**The exercise:** Reproduce the data below in full and exclude every picture.

------------

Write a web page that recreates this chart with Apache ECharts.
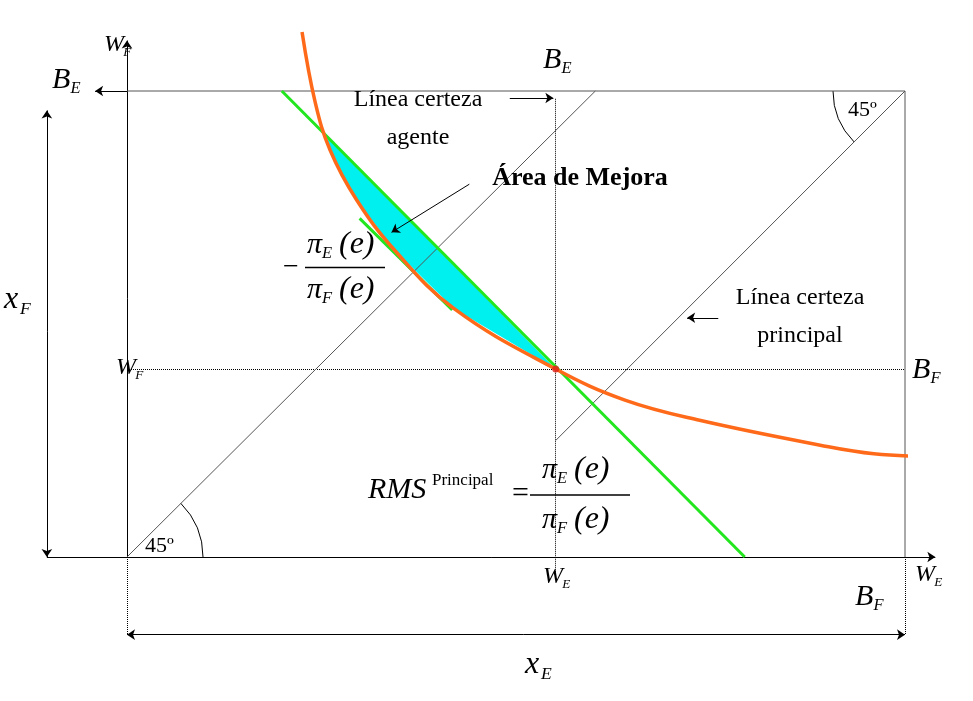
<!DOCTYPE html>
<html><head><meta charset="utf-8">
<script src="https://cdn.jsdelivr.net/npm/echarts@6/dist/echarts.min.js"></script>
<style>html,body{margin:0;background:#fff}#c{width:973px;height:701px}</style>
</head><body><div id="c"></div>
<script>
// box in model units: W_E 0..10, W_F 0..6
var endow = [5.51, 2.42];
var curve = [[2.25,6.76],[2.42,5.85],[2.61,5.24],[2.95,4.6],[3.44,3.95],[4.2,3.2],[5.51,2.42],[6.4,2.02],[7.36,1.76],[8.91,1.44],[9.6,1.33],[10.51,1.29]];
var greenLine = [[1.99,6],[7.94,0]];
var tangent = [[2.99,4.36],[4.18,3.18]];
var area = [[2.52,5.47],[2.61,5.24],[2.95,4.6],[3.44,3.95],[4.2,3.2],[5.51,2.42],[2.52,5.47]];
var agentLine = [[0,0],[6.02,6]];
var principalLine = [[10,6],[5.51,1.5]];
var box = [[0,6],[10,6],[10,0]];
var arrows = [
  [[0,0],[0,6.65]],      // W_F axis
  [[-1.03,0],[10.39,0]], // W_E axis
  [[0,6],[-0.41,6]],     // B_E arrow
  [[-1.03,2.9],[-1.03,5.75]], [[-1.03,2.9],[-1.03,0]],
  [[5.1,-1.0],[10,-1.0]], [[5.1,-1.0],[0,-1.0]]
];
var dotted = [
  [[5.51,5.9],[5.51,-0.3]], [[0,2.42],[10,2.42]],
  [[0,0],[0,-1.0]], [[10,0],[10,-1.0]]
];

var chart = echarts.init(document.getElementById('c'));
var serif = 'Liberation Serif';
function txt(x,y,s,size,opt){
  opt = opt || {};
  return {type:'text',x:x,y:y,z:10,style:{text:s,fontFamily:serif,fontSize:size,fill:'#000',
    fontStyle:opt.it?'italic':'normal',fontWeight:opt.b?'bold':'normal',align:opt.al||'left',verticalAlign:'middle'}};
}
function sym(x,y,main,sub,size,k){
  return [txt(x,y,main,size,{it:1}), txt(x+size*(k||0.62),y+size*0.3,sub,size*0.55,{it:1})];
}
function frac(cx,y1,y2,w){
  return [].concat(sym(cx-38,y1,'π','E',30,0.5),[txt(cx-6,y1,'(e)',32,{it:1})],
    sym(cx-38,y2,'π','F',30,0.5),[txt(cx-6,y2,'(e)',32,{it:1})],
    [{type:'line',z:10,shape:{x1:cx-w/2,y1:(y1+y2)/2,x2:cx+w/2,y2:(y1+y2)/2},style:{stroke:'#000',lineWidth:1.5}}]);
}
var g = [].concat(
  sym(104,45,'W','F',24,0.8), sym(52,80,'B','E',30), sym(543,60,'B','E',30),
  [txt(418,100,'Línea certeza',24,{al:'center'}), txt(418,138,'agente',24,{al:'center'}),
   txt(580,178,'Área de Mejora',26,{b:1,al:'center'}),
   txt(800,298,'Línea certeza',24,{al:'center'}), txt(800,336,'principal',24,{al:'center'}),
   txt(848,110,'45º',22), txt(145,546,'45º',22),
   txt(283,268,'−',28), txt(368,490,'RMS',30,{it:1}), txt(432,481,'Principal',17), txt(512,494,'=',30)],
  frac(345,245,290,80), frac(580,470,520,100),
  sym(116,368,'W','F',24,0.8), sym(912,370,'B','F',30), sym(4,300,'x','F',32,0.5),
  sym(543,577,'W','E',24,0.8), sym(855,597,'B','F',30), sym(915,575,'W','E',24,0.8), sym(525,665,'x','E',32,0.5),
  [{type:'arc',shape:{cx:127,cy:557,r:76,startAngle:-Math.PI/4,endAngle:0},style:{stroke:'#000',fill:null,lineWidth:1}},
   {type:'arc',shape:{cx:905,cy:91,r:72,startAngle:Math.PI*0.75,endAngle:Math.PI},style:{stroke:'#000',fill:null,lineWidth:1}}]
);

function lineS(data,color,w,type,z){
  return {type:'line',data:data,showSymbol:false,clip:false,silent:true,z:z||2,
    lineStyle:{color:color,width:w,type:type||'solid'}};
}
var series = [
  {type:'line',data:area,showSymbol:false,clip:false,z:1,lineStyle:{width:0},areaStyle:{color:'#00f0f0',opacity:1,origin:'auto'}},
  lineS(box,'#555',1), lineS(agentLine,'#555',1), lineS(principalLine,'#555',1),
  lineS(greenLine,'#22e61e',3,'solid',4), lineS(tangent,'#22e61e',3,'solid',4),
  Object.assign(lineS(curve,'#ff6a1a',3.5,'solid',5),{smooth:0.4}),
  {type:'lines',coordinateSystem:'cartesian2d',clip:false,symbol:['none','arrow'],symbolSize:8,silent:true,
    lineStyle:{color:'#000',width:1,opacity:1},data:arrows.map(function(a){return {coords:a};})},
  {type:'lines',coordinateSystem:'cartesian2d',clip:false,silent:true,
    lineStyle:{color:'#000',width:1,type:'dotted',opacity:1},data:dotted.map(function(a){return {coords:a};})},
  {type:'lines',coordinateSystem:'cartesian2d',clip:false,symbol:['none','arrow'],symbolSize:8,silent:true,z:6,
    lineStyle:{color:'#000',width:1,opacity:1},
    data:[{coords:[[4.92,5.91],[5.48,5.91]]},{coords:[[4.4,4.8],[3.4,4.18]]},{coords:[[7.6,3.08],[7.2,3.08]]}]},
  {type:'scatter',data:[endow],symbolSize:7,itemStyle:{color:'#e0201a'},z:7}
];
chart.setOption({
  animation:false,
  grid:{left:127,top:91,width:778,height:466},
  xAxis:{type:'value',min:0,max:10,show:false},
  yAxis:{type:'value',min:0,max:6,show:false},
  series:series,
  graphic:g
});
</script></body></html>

------------

**Completed exercise:**
Write a web page that recreates this chart with Apache ECharts.
<!DOCTYPE html>
<html><head><meta charset="utf-8">
<script src="https://cdn.jsdelivr.net/npm/echarts@6/dist/echarts.min.js"></script>
<style>html,body{margin:0;background:#fff}#c{width:973px;height:701px}</style>
</head><body><div id="c"></div>
<script>
// box in model units: W_E 0..10, W_F 0..6
var endow = [5.51, 2.42];
var curve = [[2.25,6.76],[2.42,5.85],[2.61,5.24],[2.95,4.6],[3.44,3.95],[4.2,3.2],[5.51,2.42],[6.4,2.02],[7.36,1.76],[8.91,1.44],[9.6,1.33],[10.51,1.29]];
var greenLine = [[1.99,6],[7.94,0]];
var tangent = [[2.99,4.36],[4.18,3.18]];
var area = [[2.52,5.47],[2.61,5.24],[2.95,4.6],[3.44,3.95],[4.2,3.2],[5.51,2.42],[2.52,5.47]];
var agentLine = [[0,0],[6.02,6]];
var principalLine = [[10,6],[5.51,1.5]];
var box = [[0,6],[10,6],[10,0]];
var arrows = [
  [[0,0],[0,6.65]],      // W_F axis
  [[-1.03,0],[10.39,0]], // W_E axis
  [[0,6],[-0.41,6]],     // B_E arrow
  [[-1.03,2.9],[-1.03,5.75]], [[-1.03,2.9],[-1.03,0]],
  [[5.1,-1.0],[10,-1.0]], [[5.1,-1.0],[0,-1.0]]
];
var dotted = [
  [[5.51,5.9],[5.51,-0.3]], [[0,2.42],[10,2.42]],
  [[0,0],[0,-1.0]], [[10,0],[10,-1.0]]
];

var chart = echarts.init(document.getElementById('c'));
var serif = 'Liberation Serif';
function txt(x,y,s,size,opt){
  opt = opt || {};
  return {type:'text',x:x,y:y,z:10,style:{text:s,fontFamily:serif,fontSize:size,fill:'#000',
    fontStyle:opt.it?'italic':'normal',fontWeight:opt.b?'bold':'normal',align:opt.al||'left',verticalAlign:'middle'}};
}
function sym(x,y,main,sub,size,k){
  return [txt(x,y,main,size,{it:1}), txt(x+size*(k||0.62),y+size*0.3,sub,size*0.55,{it:1})];
}
function frac(cx,y1,y2,w){
  return [].concat(sym(cx-38,y1,'π','E',30,0.5),[txt(cx-6,y1,'(e)',32,{it:1})],
    sym(cx-38,y2,'π','F',30,0.5),[txt(cx-6,y2,'(e)',32,{it:1})],
    [{type:'line',z:10,shape:{x1:cx-w/2,y1:(y1+y2)/2,x2:cx+w/2,y2:(y1+y2)/2},style:{stroke:'#000',lineWidth:1.5}}]);
}
var g = [].concat(
  sym(104,45,'W','F',24,0.8), sym(52,80,'B','E',30), sym(543,60,'B','E',30),
  [txt(418,100,'Línea certeza',24,{al:'center'}), txt(418,138,'agente',24,{al:'center'}),
   txt(580,178,'Área de Mejora',26,{b:1,al:'center'}),
   txt(800,298,'Línea certeza',24,{al:'center'}), txt(800,336,'principal',24,{al:'center'}),
   txt(848,110,'45º',22), txt(145,546,'45º',22),
   txt(283,268,'−',28), txt(368,490,'RMS',30,{it:1}), txt(432,481,'Principal',17), txt(512,494,'=',30)],
  frac(345,245,290,80), frac(580,470,520,100),
  sym(116,368,'W','F',24,0.8), sym(912,370,'B','F',30), sym(4,300,'x','F',32,0.5),
  sym(543,577,'W','E',24,0.8), sym(855,597,'B','F',30), sym(915,575,'W','E',24,0.8), sym(525,665,'x','E',32,0.5),
  [{type:'arc',shape:{cx:127,cy:557,r:76,startAngle:-Math.PI/4,endAngle:0},style:{stroke:'#000',fill:null,lineWidth:1}},
   {type:'arc',shape:{cx:905,cy:91,r:72,startAngle:Math.PI*0.75,endAngle:Math.PI},style:{stroke:'#000',fill:null,lineWidth:1}}]
);

function lineS(data,color,w,type,z){
  return {type:'line',data:data,showSymbol:false,clip:false,silent:true,z:z||2,
    lineStyle:{color:color,width:w,type:type||'solid'}};
}
var series = [
  {type:'line',data:area,showSymbol:false,clip:false,z:1,lineStyle:{width:0},areaStyle:{color:'#00f0f0',opacity:1,origin:'auto'}},
  lineS(box,'#555',1), lineS(agentLine,'#555',1), lineS(principalLine,'#555',1),
  lineS(greenLine,'#22e61e',3,'solid',4), lineS(tangent,'#22e61e',3,'solid',4),
  Object.assign(lineS(curve,'#ff6a1a',3.5,'solid',5),{smooth:0.4}),
  {type:'lines',coordinateSystem:'cartesian2d',clip:false,symbol:['none','arrow'],symbolSize:8,silent:true,
    lineStyle:{color:'#000',width:1,opacity:1},data:arrows.map(function(a){return {coords:a};})},
  {type:'lines',coordinateSystem:'cartesian2d',clip:false,silent:true,
    lineStyle:{color:'#000',width:1,type:'dotted',opacity:1},data:dotted.map(function(a){return {coords:a};})},
  {type:'lines',coordinateSystem:'cartesian2d',clip:false,symbol:['none','arrow'],symbolSize:8,silent:true,z:6,
    lineStyle:{color:'#000',width:1,opacity:1},
    data:[{coords:[[4.92,5.91],[5.48,5.91]]},{coords:[[4.4,4.8],[3.4,4.18]]},{coords:[[7.6,3.08],[7.2,3.08]]}]},
  {type:'scatter',data:[endow],symbolSize:7,itemStyle:{color:'#e0201a'},z:7}
];
chart.setOption({
  animation:false,
  grid:{left:127,top:91,width:778,height:466},
  xAxis:{type:'value',min:0,max:10,show:false},
  yAxis:{type:'value',min:0,max:6,show:false},
  series:series,
  graphic:g
});
</script></body></html>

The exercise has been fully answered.